Opinions masquerading as facts are usually easy to spot and to dismiss - assuming we don't hold a similar opinion ourselves. The internet and social media have made it more important than at any other time in history that we exercise our critical faculties any time we read something online. You only have to look at all the spoofs and scams that circulate around Facebook to appreciate that, and while there are some stories that are clearly satire - just look at Southend News Network's output, or that of the Rochdale Herald, or The Onion - there is much out there that it is far harder to determine as untrue. Mind you, there are plenty of people gullible enough to believe Southend News Network stories, with the English Defence League, The Sun, and Katie Hopkins all falling for their spoofs. The problem can be that with insufficient fact checking, spoof stories - which I would add, are a completely different kettle of fish from fake news - can end up being repeated by fairly respectable news outlets, which makes them more likely to gain credence. As ever, the old maxim "If it walks like a duck, and quacks like a duck then it probably is a duck," holds true.

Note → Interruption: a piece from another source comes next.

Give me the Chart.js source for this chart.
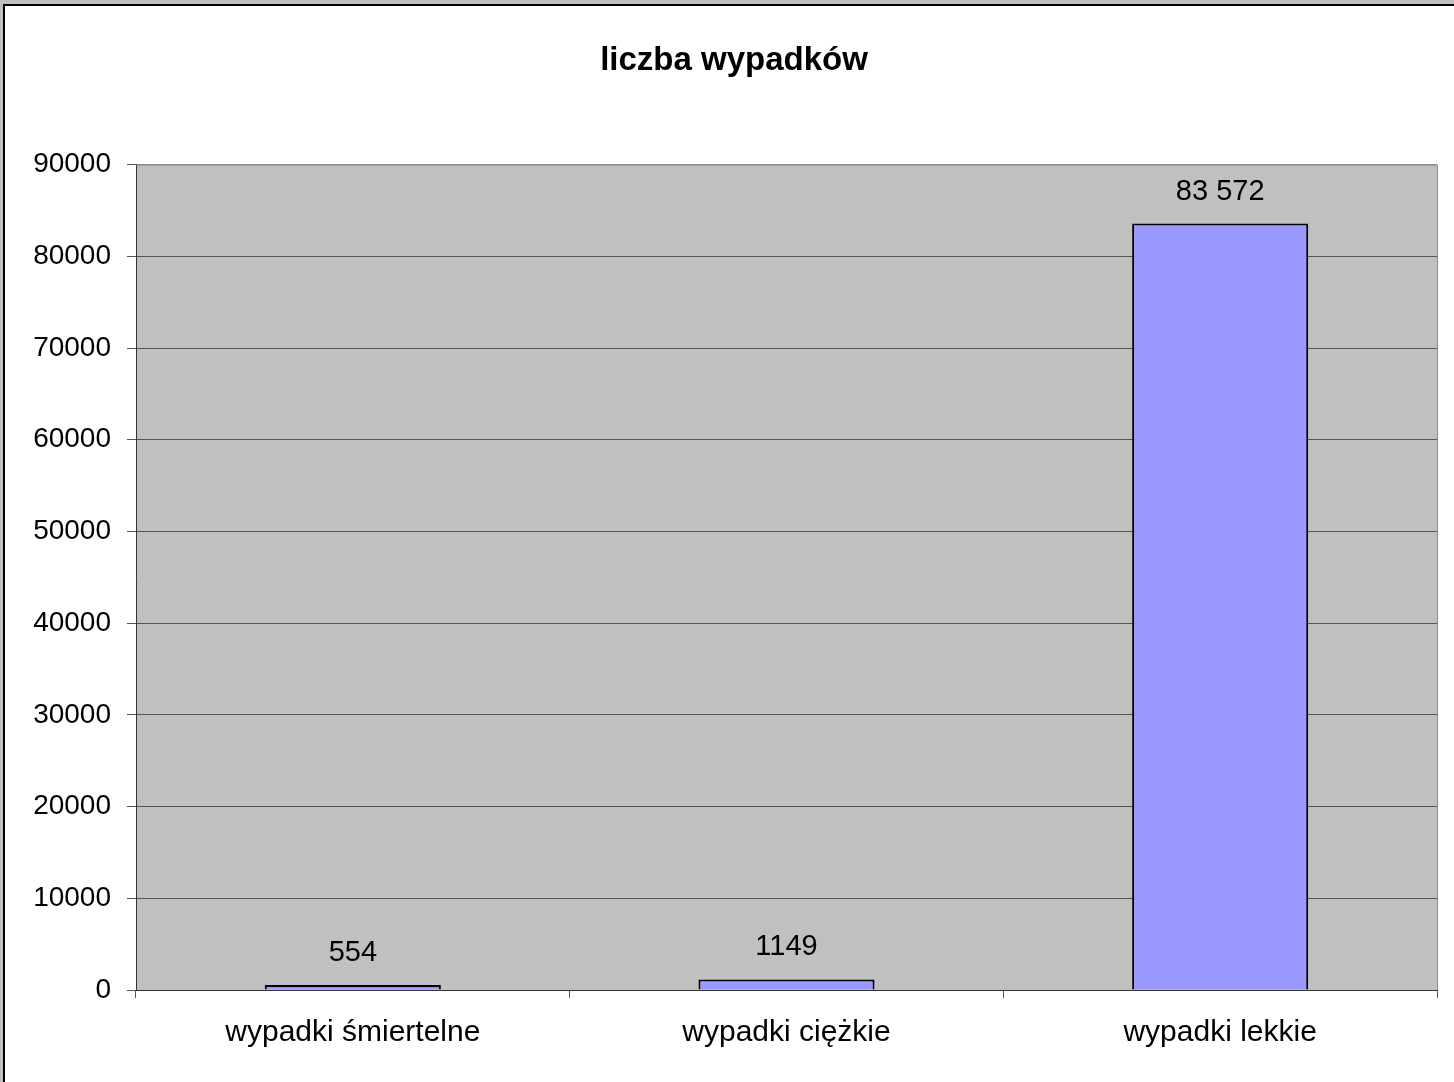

Gotcha! The Sun fell for Southend News Network's story of a child
banned from a vegan birthday party for wearing a cow onesie.


But enough of facts versus opinions, what about opinions pure and simple? The problem with some opinions is that they can be difficult to measure, and nowhere is that truer than in reviews, which are by their very nature, opinions, subjective, and often driven by prejudice. And whether it is a review of a book, a film, a TV programme or a piece of music, the reviewer's opinion is - until or unless we sample the thing ourselves - all we have to go on. Sometimes that works out fine, and the reviewer's opinion is pretty similar to our own; sometimes it isn't. Often if I read a review of something, then watch it, read it or listen to it, and do not enjoy it, I shrug my shoulders and write it off to experience. A recent decluttering of my CD collection revealed a number of albums by artists such as Karnivool, Dream Theater, King Bathmat, and British Sea Power that I bought on the back of decent reviews or recommendations, but which turned out not to be to my taste, but no harm done.

Occasionally, however I come across something that I have bought on the strength of decent reviews but have found to be so poor or objectionable that it is difficult to understand how the reviewers, indeed any reviewer, could possibly have reached the conclusions they did. Take The Mars Volta, for instance. I read a decent review of one of their albums, bought it, listened to it and decided that the disc would be best employed hanging from a tree as a bird scarer - I simply could not listen to it. But perhaps that was just me, but it was my opinion, no matter that it was as far from that expressed in the reviews as it was possible to get.

The Mars Volta album Frances The Mute is simply impossible to listen to.

It happened again recently after I saw an advert for a book of science fiction short stories that intrigued me. Eating Robots: And Other Stories (Nudge the Future Book 1) by Stephen Oram struck a chord with me; a collection of science fiction short stories that verged on the weird, described on Amazon as " the collision of utopian dreams and twisted realities in a world where humanity and technology are becoming ever more intertwined," and " funny, often unsettling, and always with a word of warning." And then there were the readers' reviews which extolled its virtues and made me keen to read what I hoped would be an insightful, entertaining and thought provoking collection. So I bought it and read it, and was immediately put in mind of the story of The Emperor's New Clothes, with me in the role of the child who witnesses the emperor's procession.


As far as I can see, the book has two virtues: It's relatively cheap (£1.99 for the Kindle version), and at 135 pages, reading it doesn't waste too much of your precious time. They say that life is too short to drink bad wine, and if this book were a burgundy I would have poured it down the sink, but I ploughed on with it from a sense of morbid fascination. It began promisingly; Disjointed, and Little Modern Miracles - the first two stories - were decent: nothing earth-shattering, but good enough. Then it started to go downhill. The third story, The Downward Spiral of The Disenfranchised Consumer, started well and had an intriguing premise, but whereas in my view, the best short stories of this type end with either an unexpected twist - like the best jokes, a sudden change of emphasis that takes the audience by surprise creates the best effect -or a promise of what would come should the story unfold further. Sadly, The Downward Spiral spiralled downward and dwindled to a limp conclusion, a conclusion I only realised had been reached because I turned the page and the next story began. The same was true of a great many of these stories. On one hand that could be said to simply be thought provoking, to leave the reader with an idea that they can extrapolate from - on the other hand, it could simply be that the petered out because they had nowhere to go.

The whole book struck me as a collection of stories gathered from a creative writing course where a writer had been tasked with constructing a story in half-an-hour from some premise they had been given, and having done so not gone anywhere near it again.


I don't usually get so exercised about a book, or a film, or anything that I don't like, regardless of how my view of it differs from other peoples, but on this occasion my opinion was so out of kilter with the others I read that I had to comment on it. Perhaps I missed something about this book, but even if I did, I know what I like, and I didn't like Eating Robots.




[1] There are variations on this; most are less wholesome.